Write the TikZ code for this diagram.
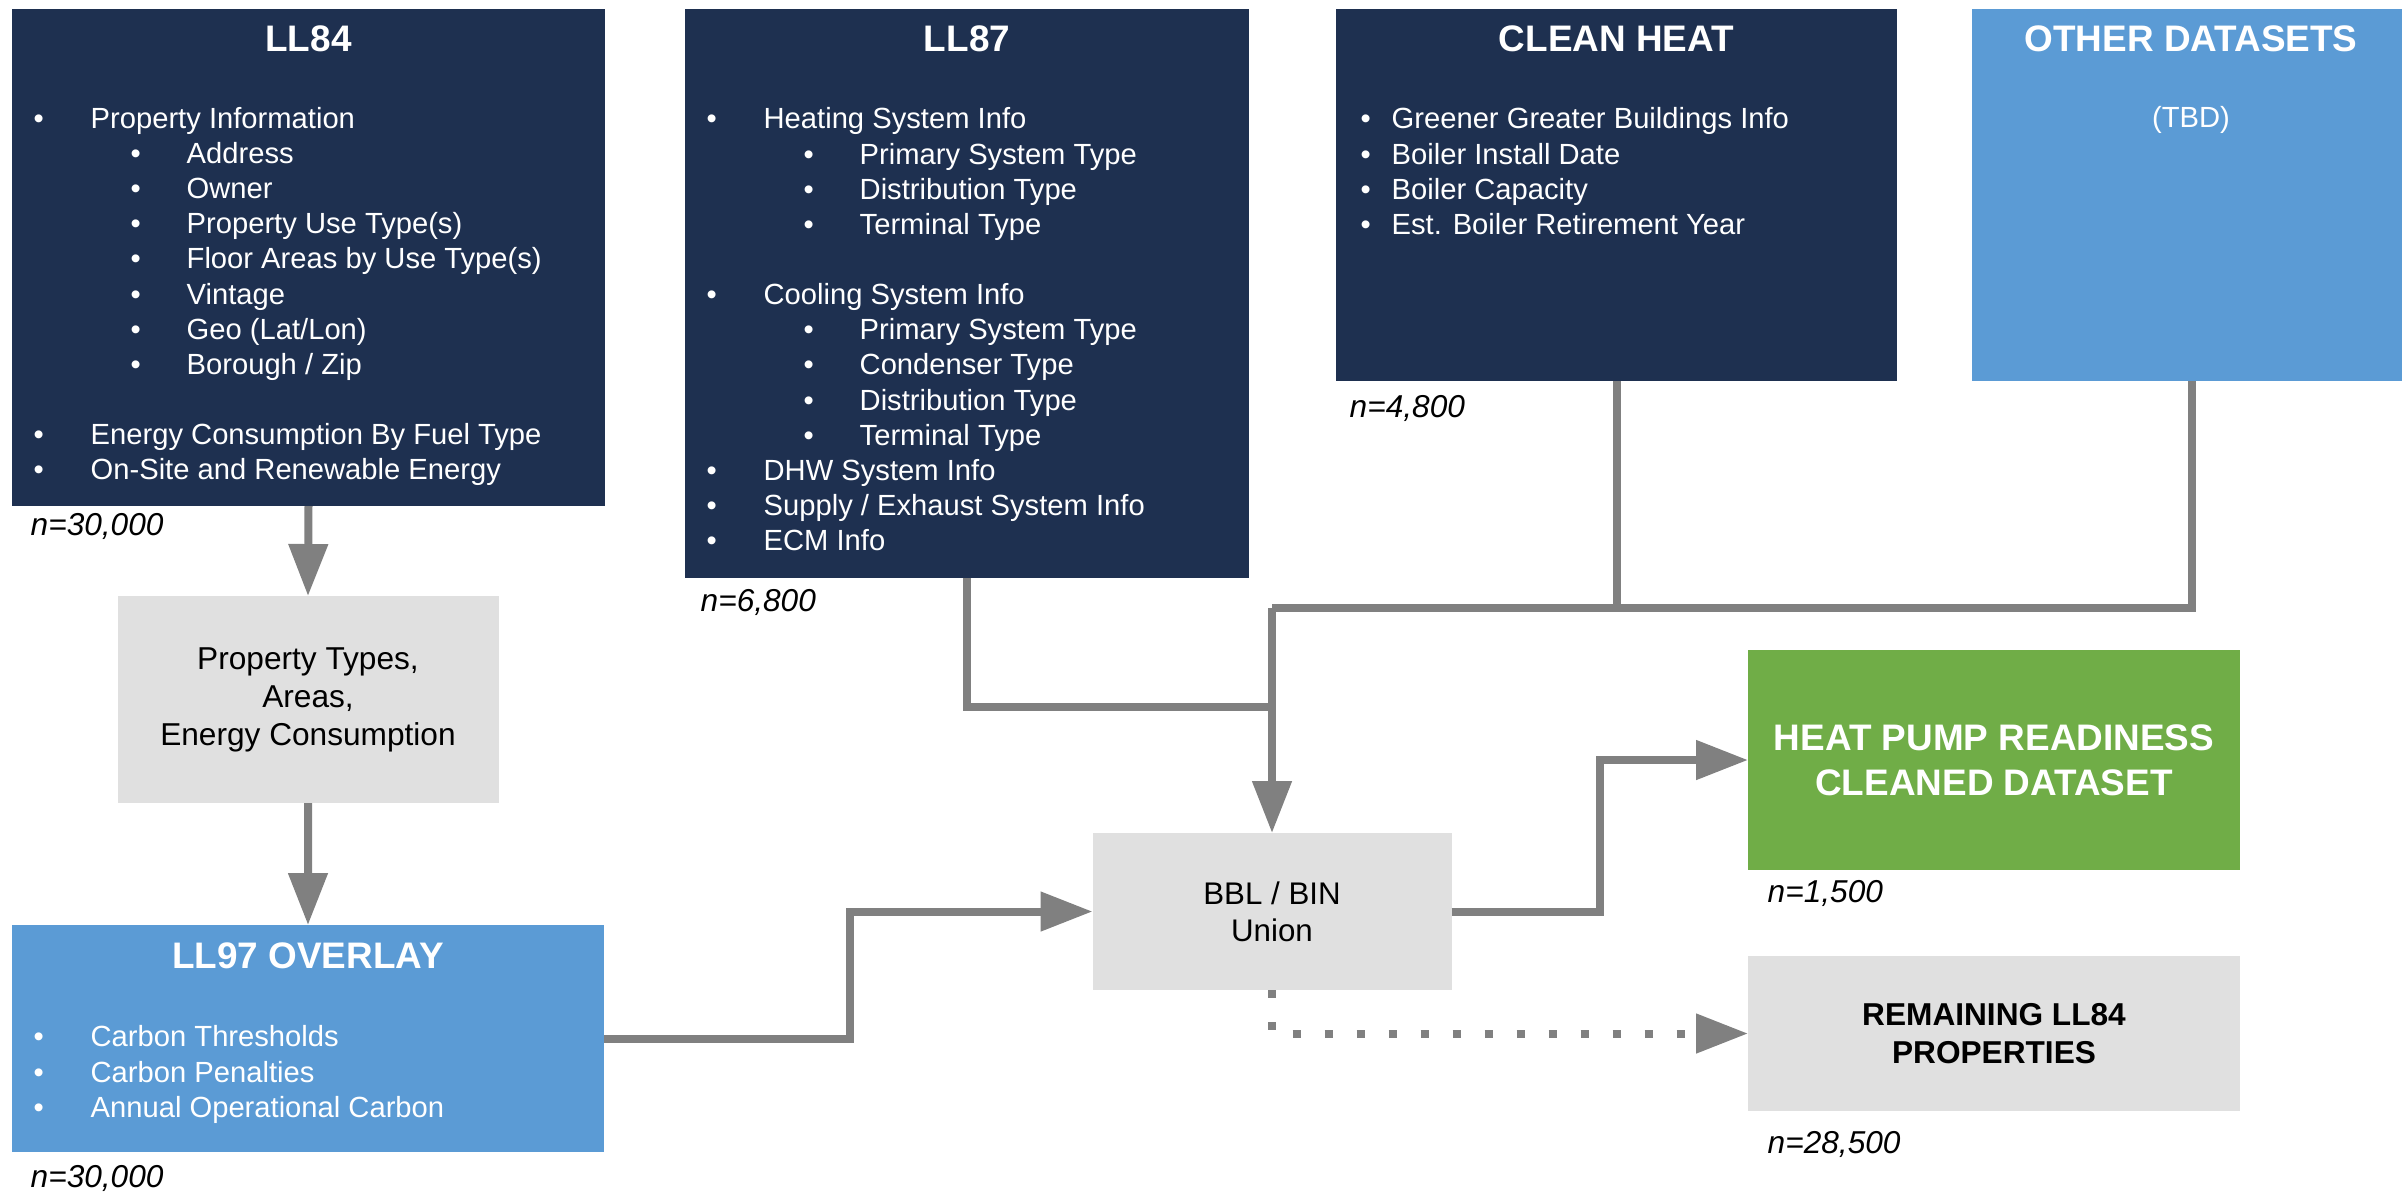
\documentclass[tikz,border=0pt]{standalone}
\usepackage{fontspec}
\setmainfont{Liberation Sans}
\usepackage{tikz}
\usetikzlibrary{arrows.meta}
\definecolor{navy}{HTML}{1E3050}
\definecolor{skyblue}{HTML}{5B9BD5}
\definecolor{leafgreen}{HTML}{70AD47}
\definecolor{lightgrey}{HTML}{E0E0E0}
\definecolor{arrowgrey}{HTML}{808080}
\newcommand{\bl}{\makebox[0.57cm][l]{\textbullet}}
\newcommand{\sbl}{\hspace*{0.97cm}\makebox[0.56cm][l]{\textbullet}}
\newcommand{\cbl}{\makebox[0.31cm][l]{\textbullet}}
\tikzset{box/.style={rectangle, inner sep=0pt, outer sep=0pt, anchor=north west},
  navybox/.style={box, fill=navy},
  bluebox/.style={box, fill=skyblue},
  greybox/.style={box, fill=lightgrey, align=center},
  greenbox/.style={box, fill=leafgreen, align=center, text=white},
  boxtitle/.style={anchor=base, inner sep=0pt, text=white, font=\fontsize{10.5}{12.6}\selectfont\bfseries},
  itemlist/.style={anchor=north west, inner sep=0pt, align=left, text=white, font=\fontsize{8.3}{10}\selectfont},
  countlabel/.style={anchor=base west, inner sep=0pt, font=\fontsize{9}{10.8}\selectfont\itshape},
  link/.style={draw=arrowgrey, line width=0.08cm},
  flow/.style={link, -{Triangle[length=0.52cm, width=0.38cm]}},
  leftover/.style={flow, dash pattern=on 0.08cm off 0.24cm}
}

\begin{document}
\begin{tikzpicture}
  \useasboundingbox (0,0) rectangle (24.02,-11.91);

  % source datasets
  \node[navybox, minimum width=5.93cm, minimum height=4.97cm] (ll84) at (0.12,-0.09) {};
  \node[boxtitle] (ll84title) at (3.085,-0.51) {LL84};
  \node[itemlist] (ll84list) at (0.33,-1.065) {\bl Property Information\\
    \sbl Address\\ \sbl Owner\\ \sbl Property Use Type(s)\\ \sbl Floor Areas by Use Type(s)\\
    \sbl Vintage\\ \sbl Geo (Lat/Lon)\\ \sbl Borough / Zip\\[10pt]
    \bl Energy Consumption By Fuel Type\\ \bl On-Site and Renewable Energy};
  \node[countlabel] (ll84n) at (0.30,-5.35) {n=30,000};

  \node[navybox, minimum width=5.64cm, minimum height=5.69cm] (ll87) at (6.85,-0.09) {};
  \node[boxtitle] (ll87title) at (9.67,-0.51) {LL87};
  \node[itemlist] (ll87list) at (7.06,-1.07) {\bl Heating System Info\\
    \sbl Primary System Type\\ \sbl Distribution Type\\ \sbl Terminal Type\\[10pt]
    \bl Cooling System Info\\
    \sbl Primary System Type\\ \sbl Condenser Type\\ \sbl Distribution Type\\ \sbl Terminal Type\\
    \bl DHW System Info\\ \bl Supply / Exhaust System Info\\ \bl ECM Info};
  \node[countlabel] (ll87n) at (7.00,-6.11) {n=6,800};

  \node[navybox, minimum width=5.61cm, minimum height=3.72cm] (clean) at (13.36,-0.09) {};
  \node[boxtitle] (cleantitle) at (16.165,-0.51) {CLEAN HEAT};
  \node[itemlist] (cleanlist) at (13.60,-1.07) {\cbl Greener Greater Buildings Info\\
    \cbl Boiler Install Date\\ \cbl Boiler Capacity\\ \cbl Est. Boiler Retirement Year};
  \node[countlabel] (cleann) at (13.49,-4.17) {n=4,800};

  \node[bluebox, minimum width=4.40cm, minimum height=3.72cm] (other) at (19.72,-0.09) {};
  \node[boxtitle] (othertitle) at (21.91,-0.51) {OTHER DATASETS};
  \node[itemlist, anchor=base] (othertbd) at (21.91,-1.27) {(TBD)};

  % left column
  \node[greybox, minimum width=3.81cm, minimum height=2.07cm, font=\fontsize{9}{10.8}\selectfont] (props) at (1.175,-5.96)
    {Property Types,\\Areas,\\Energy Consumption};
  \node[bluebox, minimum width=5.92cm, minimum height=2.27cm] (ll97) at (0.12,-9.25) {};
  \node[boxtitle] (ll97title) at (3.08,-9.68) {LL97 OVERLAY};
  \node[itemlist] (ll97list) at (0.33,-10.25) {\bl Carbon Thresholds\\ \bl Carbon Penalties\\ \bl Annual Operational Carbon};
  \node[countlabel] (ll97n) at (0.30,-11.87) {n=30,000};

  % merge and results
  \node[greybox, minimum width=3.59cm, minimum height=1.57cm, font=\fontsize{8.9}{10.6}\selectfont] (bbl) at (10.925,-8.33)
    {BBL / BIN\\Union};
  \node[greenbox, minimum width=4.92cm, minimum height=2.20cm, font=\fontsize{10.5}{12.8}\selectfont\bfseries] (hp) at (17.48,-6.50)
    {HEAT PUMP READINESS\\CLEANED DATASET};
  \node[countlabel] (hpn) at (17.67,-9.02) {n=1,500};
  \node[greybox, minimum width=4.92cm, minimum height=1.55cm, font=\fontsize{9}{10.8}\selectfont\bfseries] (rem) at (17.48,-9.56)
    {REMAINING LL84\\PROPERTIES};
  \node[countlabel] (remn) at (17.67,-11.53) {n=28,500};

  \coordinate (topjoin) at (bbl.north |- 0,-6.08);
  \coordinate (ll87join) at (bbl.north |- 0,-7.07);

  \draw[flow] (ll84.south) -- (props.north);
  \draw[flow] (props.south) -- (ll97.north);
  \draw[link] (other.south) |- (topjoin);
  \draw[link] (clean.south) -- (clean.south |- topjoin);
  \draw[link] (ll87.south) |- (ll87join);
  \draw[flow] (topjoin) -- (bbl.north);
  \draw[flow] (ll97.east) -- ++(2.46,0) |- (bbl.west);
  \draw[flow] (bbl.east) -- ++(1.48,0) |- (hp.west);
  \draw[leftover] (bbl.south) |- (rem.west);
\end{tikzpicture}
\end{document}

####################

Pictures are excluded; copy all other data exactly as shown.

Write the TikZ code for this diagram.
\documentclass[tikz,border=0pt]{standalone}
\usepackage{fontspec}
\setmainfont{Liberation Sans}
\usepackage{tikz}
\usetikzlibrary{arrows.meta}
\definecolor{navy}{HTML}{1E3050}
\definecolor{skyblue}{HTML}{5B9BD5}
\definecolor{leafgreen}{HTML}{70AD47}
\definecolor{lightgrey}{HTML}{E0E0E0}
\definecolor{arrowgrey}{HTML}{808080}
\newcommand{\bl}{\makebox[0.57cm][l]{\textbullet}}
\newcommand{\sbl}{\hspace*{0.97cm}\makebox[0.56cm][l]{\textbullet}}
\newcommand{\cbl}{\makebox[0.31cm][l]{\textbullet}}
\tikzset{box/.style={rectangle, inner sep=0pt, outer sep=0pt, anchor=north west},
  navybox/.style={box, fill=navy},
  bluebox/.style={box, fill=skyblue},
  greybox/.style={box, fill=lightgrey, align=center},
  greenbox/.style={box, fill=leafgreen, align=center, text=white},
  boxtitle/.style={anchor=base, inner sep=0pt, text=white, font=\fontsize{10.5}{12.6}\selectfont\bfseries},
  itemlist/.style={anchor=north west, inner sep=0pt, align=left, text=white, font=\fontsize{8.3}{10}\selectfont},
  countlabel/.style={anchor=base west, inner sep=0pt, font=\fontsize{9}{10.8}\selectfont\itshape},
  link/.style={draw=arrowgrey, line width=0.08cm},
  flow/.style={link, -{Triangle[length=0.52cm, width=0.38cm]}},
  leftover/.style={flow, dash pattern=on 0.08cm off 0.24cm}
}

\begin{document}
\begin{tikzpicture}
  \useasboundingbox (0,0) rectangle (24.02,-11.91);

  % source datasets
  \node[navybox, minimum width=5.93cm, minimum height=4.97cm] (ll84) at (0.12,-0.09) {};
  \node[boxtitle] (ll84title) at (3.085,-0.51) {LL84};
  \node[itemlist] (ll84list) at (0.33,-1.065) {\bl Property Information\\
    \sbl Address\\ \sbl Owner\\ \sbl Property Use Type(s)\\ \sbl Floor Areas by Use Type(s)\\
    \sbl Vintage\\ \sbl Geo (Lat/Lon)\\ \sbl Borough / Zip\\[10pt]
    \bl Energy Consumption By Fuel Type\\ \bl On-Site and Renewable Energy};
  \node[countlabel] (ll84n) at (0.30,-5.35) {n=30,000};

  \node[navybox, minimum width=5.64cm, minimum height=5.69cm] (ll87) at (6.85,-0.09) {};
  \node[boxtitle] (ll87title) at (9.67,-0.51) {LL87};
  \node[itemlist] (ll87list) at (7.06,-1.07) {\bl Heating System Info\\
    \sbl Primary System Type\\ \sbl Distribution Type\\ \sbl Terminal Type\\[10pt]
    \bl Cooling System Info\\
    \sbl Primary System Type\\ \sbl Condenser Type\\ \sbl Distribution Type\\ \sbl Terminal Type\\
    \bl DHW System Info\\ \bl Supply / Exhaust System Info\\ \bl ECM Info};
  \node[countlabel] (ll87n) at (7.00,-6.11) {n=6,800};

  \node[navybox, minimum width=5.61cm, minimum height=3.72cm] (clean) at (13.36,-0.09) {};
  \node[boxtitle] (cleantitle) at (16.165,-0.51) {CLEAN HEAT};
  \node[itemlist] (cleanlist) at (13.60,-1.07) {\cbl Greener Greater Buildings Info\\
    \cbl Boiler Install Date\\ \cbl Boiler Capacity\\ \cbl Est. Boiler Retirement Year};
  \node[countlabel] (cleann) at (13.49,-4.17) {n=4,800};

  \node[bluebox, minimum width=4.40cm, minimum height=3.72cm] (other) at (19.72,-0.09) {};
  \node[boxtitle] (othertitle) at (21.91,-0.51) {OTHER DATASETS};
  \node[itemlist, anchor=base] (othertbd) at (21.91,-1.27) {(TBD)};

  % left column
  \node[greybox, minimum width=3.81cm, minimum height=2.07cm, font=\fontsize{9}{10.8}\selectfont] (props) at (1.175,-5.96)
    {Property Types,\\Areas,\\Energy Consumption};
  \node[bluebox, minimum width=5.92cm, minimum height=2.27cm] (ll97) at (0.12,-9.25) {};
  \node[boxtitle] (ll97title) at (3.08,-9.68) {LL97 OVERLAY};
  \node[itemlist] (ll97list) at (0.33,-10.25) {\bl Carbon Thresholds\\ \bl Carbon Penalties\\ \bl Annual Operational Carbon};
  \node[countlabel] (ll97n) at (0.30,-11.87) {n=30,000};

  % merge and results
  \node[greybox, minimum width=3.59cm, minimum height=1.57cm, font=\fontsize{8.9}{10.6}\selectfont] (bbl) at (10.925,-8.33)
    {BBL / BIN\\Union};
  \node[greenbox, minimum width=4.92cm, minimum height=2.20cm, font=\fontsize{10.5}{12.8}\selectfont\bfseries] (hp) at (17.48,-6.50)
    {HEAT PUMP READINESS\\CLEANED DATASET};
  \node[countlabel] (hpn) at (17.67,-9.02) {n=1,500};
  \node[greybox, minimum width=4.92cm, minimum height=1.55cm, font=\fontsize{9}{10.8}\selectfont\bfseries] (rem) at (17.48,-9.56)
    {REMAINING LL84\\PROPERTIES};
  \node[countlabel] (remn) at (17.67,-11.53) {n=28,500};

  \coordinate (topjoin) at (bbl.north |- 0,-6.08);
  \coordinate (ll87join) at (bbl.north |- 0,-7.07);

  \draw[flow] (ll84.south) -- (props.north);
  \draw[flow] (props.south) -- (ll97.north);
  \draw[link] (other.south) |- (topjoin);
  \draw[link] (clean.south) -- (clean.south |- topjoin);
  \draw[link] (ll87.south) |- (ll87join);
  \draw[flow] (topjoin) -- (bbl.north);
  \draw[flow] (ll97.east) -- ++(2.46,0) |- (bbl.west);
  \draw[flow] (bbl.east) -- ++(1.48,0) |- (hp.west);
  \draw[leftover] (bbl.south) |- (rem.west);
\end{tikzpicture}
\end{document}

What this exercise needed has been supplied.